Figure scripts
——
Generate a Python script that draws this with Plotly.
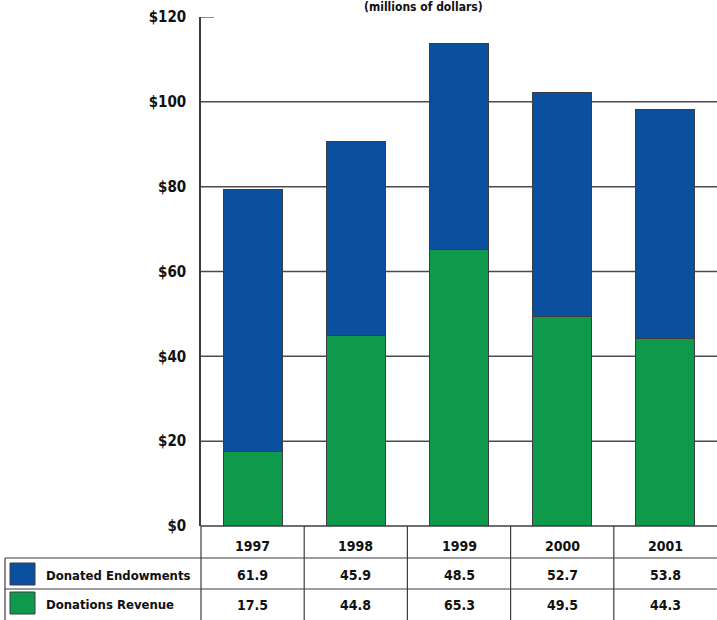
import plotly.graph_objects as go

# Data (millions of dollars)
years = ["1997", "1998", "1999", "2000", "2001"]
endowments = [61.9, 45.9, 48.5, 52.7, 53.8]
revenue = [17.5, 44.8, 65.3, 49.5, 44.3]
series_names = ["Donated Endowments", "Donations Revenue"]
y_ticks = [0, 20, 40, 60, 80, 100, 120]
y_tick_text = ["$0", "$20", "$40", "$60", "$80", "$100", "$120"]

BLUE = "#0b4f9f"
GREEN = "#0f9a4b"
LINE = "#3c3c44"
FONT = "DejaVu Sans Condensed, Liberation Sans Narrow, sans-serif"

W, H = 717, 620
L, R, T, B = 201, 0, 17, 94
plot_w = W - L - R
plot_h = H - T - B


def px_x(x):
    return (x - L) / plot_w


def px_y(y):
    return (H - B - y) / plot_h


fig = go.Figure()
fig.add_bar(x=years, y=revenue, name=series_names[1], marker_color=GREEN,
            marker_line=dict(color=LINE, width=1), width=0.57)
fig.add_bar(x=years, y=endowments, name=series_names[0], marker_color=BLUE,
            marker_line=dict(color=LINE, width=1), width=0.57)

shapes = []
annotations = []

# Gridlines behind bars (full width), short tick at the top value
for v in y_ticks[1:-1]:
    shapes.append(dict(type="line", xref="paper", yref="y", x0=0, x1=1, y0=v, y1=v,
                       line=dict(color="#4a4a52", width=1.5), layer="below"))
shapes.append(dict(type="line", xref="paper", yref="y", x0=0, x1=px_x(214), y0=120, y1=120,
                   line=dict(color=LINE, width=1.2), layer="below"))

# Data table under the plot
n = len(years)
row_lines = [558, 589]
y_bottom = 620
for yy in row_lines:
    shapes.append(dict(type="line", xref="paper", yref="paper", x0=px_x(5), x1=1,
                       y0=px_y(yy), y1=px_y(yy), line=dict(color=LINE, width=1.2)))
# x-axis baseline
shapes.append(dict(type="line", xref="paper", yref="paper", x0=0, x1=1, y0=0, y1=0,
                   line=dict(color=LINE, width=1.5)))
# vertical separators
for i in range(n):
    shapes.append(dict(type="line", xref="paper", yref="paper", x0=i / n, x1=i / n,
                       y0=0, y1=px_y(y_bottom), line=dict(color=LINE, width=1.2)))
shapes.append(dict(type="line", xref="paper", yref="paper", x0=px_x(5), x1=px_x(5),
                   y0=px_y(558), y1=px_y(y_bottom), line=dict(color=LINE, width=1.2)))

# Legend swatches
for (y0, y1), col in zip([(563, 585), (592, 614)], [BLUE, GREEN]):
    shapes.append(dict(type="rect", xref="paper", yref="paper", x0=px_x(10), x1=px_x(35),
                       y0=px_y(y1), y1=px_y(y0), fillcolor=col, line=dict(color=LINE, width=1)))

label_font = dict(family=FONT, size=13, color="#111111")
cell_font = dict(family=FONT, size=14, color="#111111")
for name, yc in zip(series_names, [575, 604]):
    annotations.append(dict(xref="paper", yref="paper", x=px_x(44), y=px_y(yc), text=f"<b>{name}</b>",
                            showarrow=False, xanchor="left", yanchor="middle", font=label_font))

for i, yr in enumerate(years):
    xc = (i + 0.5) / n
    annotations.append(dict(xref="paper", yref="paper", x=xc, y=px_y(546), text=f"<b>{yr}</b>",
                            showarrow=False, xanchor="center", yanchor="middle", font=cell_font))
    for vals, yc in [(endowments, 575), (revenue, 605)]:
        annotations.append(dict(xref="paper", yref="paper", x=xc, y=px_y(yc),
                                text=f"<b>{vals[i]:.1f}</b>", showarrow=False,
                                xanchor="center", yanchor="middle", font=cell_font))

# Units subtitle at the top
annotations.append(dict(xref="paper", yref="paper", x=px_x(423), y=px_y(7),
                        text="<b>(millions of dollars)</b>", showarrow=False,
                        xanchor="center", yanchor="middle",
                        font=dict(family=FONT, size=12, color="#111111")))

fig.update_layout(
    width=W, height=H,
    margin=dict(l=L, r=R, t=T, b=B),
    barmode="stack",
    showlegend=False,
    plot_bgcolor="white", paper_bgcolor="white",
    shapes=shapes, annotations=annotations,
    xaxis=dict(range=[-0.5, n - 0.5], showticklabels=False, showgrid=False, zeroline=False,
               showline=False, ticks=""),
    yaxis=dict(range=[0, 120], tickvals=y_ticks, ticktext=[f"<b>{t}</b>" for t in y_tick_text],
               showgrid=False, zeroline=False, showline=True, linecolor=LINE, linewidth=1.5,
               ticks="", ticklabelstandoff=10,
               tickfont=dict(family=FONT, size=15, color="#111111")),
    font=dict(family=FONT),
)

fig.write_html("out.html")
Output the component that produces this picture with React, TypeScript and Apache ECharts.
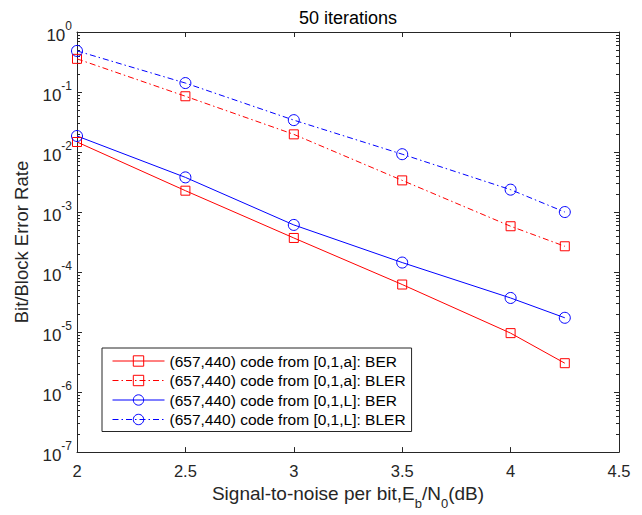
——
### The request
Each line of the data is to be duplicated exactly; pictures stay out of the copy.

### Exercise solution
Generate a Python script that draws this with Plotly.
import plotly.graph_objects as go

# Data (millions of dollars)
years = ["1997", "1998", "1999", "2000", "2001"]
endowments = [61.9, 45.9, 48.5, 52.7, 53.8]
revenue = [17.5, 44.8, 65.3, 49.5, 44.3]
series_names = ["Donated Endowments", "Donations Revenue"]
y_ticks = [0, 20, 40, 60, 80, 100, 120]
y_tick_text = ["$0", "$20", "$40", "$60", "$80", "$100", "$120"]

BLUE = "#0b4f9f"
GREEN = "#0f9a4b"
LINE = "#3c3c44"
FONT = "DejaVu Sans Condensed, Liberation Sans Narrow, sans-serif"

W, H = 717, 620
L, R, T, B = 201, 0, 17, 94
plot_w = W - L - R
plot_h = H - T - B


def px_x(x):
    return (x - L) / plot_w


def px_y(y):
    return (H - B - y) / plot_h


fig = go.Figure()
fig.add_bar(x=years, y=revenue, name=series_names[1], marker_color=GREEN,
            marker_line=dict(color=LINE, width=1), width=0.57)
fig.add_bar(x=years, y=endowments, name=series_names[0], marker_color=BLUE,
            marker_line=dict(color=LINE, width=1), width=0.57)

shapes = []
annotations = []

# Gridlines behind bars (full width), short tick at the top value
for v in y_ticks[1:-1]:
    shapes.append(dict(type="line", xref="paper", yref="y", x0=0, x1=1, y0=v, y1=v,
                       line=dict(color="#4a4a52", width=1.5), layer="below"))
shapes.append(dict(type="line", xref="paper", yref="y", x0=0, x1=px_x(214), y0=120, y1=120,
                   line=dict(color=LINE, width=1.2), layer="below"))

# Data table under the plot
n = len(years)
row_lines = [558, 589]
y_bottom = 620
for yy in row_lines:
    shapes.append(dict(type="line", xref="paper", yref="paper", x0=px_x(5), x1=1,
                       y0=px_y(yy), y1=px_y(yy), line=dict(color=LINE, width=1.2)))
# x-axis baseline
shapes.append(dict(type="line", xref="paper", yref="paper", x0=0, x1=1, y0=0, y1=0,
                   line=dict(color=LINE, width=1.5)))
# vertical separators
for i in range(n):
    shapes.append(dict(type="line", xref="paper", yref="paper", x0=i / n, x1=i / n,
                       y0=0, y1=px_y(y_bottom), line=dict(color=LINE, width=1.2)))
shapes.append(dict(type="line", xref="paper", yref="paper", x0=px_x(5), x1=px_x(5),
                   y0=px_y(558), y1=px_y(y_bottom), line=dict(color=LINE, width=1.2)))

# Legend swatches
for (y0, y1), col in zip([(563, 585), (592, 614)], [BLUE, GREEN]):
    shapes.append(dict(type="rect", xref="paper", yref="paper", x0=px_x(10), x1=px_x(35),
                       y0=px_y(y1), y1=px_y(y0), fillcolor=col, line=dict(color=LINE, width=1)))

label_font = dict(family=FONT, size=13, color="#111111")
cell_font = dict(family=FONT, size=14, color="#111111")
for name, yc in zip(series_names, [575, 604]):
    annotations.append(dict(xref="paper", yref="paper", x=px_x(44), y=px_y(yc), text=f"<b>{name}</b>",
                            showarrow=False, xanchor="left", yanchor="middle", font=label_font))

for i, yr in enumerate(years):
    xc = (i + 0.5) / n
    annotations.append(dict(xref="paper", yref="paper", x=xc, y=px_y(546), text=f"<b>{yr}</b>",
                            showarrow=False, xanchor="center", yanchor="middle", font=cell_font))
    for vals, yc in [(endowments, 575), (revenue, 605)]:
        annotations.append(dict(xref="paper", yref="paper", x=xc, y=px_y(yc),
                                text=f"<b>{vals[i]:.1f}</b>", showarrow=False,
                                xanchor="center", yanchor="middle", font=cell_font))

# Units subtitle at the top
annotations.append(dict(xref="paper", yref="paper", x=px_x(423), y=px_y(7),
                        text="<b>(millions of dollars)</b>", showarrow=False,
                        xanchor="center", yanchor="middle",
                        font=dict(family=FONT, size=12, color="#111111")))

fig.update_layout(
    width=W, height=H,
    margin=dict(l=L, r=R, t=T, b=B),
    barmode="stack",
    showlegend=False,
    plot_bgcolor="white", paper_bgcolor="white",
    shapes=shapes, annotations=annotations,
    xaxis=dict(range=[-0.5, n - 0.5], showticklabels=False, showgrid=False, zeroline=False,
               showline=False, ticks=""),
    yaxis=dict(range=[0, 120], tickvals=y_ticks, ticktext=[f"<b>{t}</b>" for t in y_tick_text],
               showgrid=False, zeroline=False, showline=True, linecolor=LINE, linewidth=1.5,
               ticks="", ticklabelstandoff=10,
               tickfont=dict(family=FONT, size=15, color="#111111")),
    font=dict(family=FONT),
)

fig.write_html("out.html")
Output the component that produces this picture with React, TypeScript and Apache ECharts.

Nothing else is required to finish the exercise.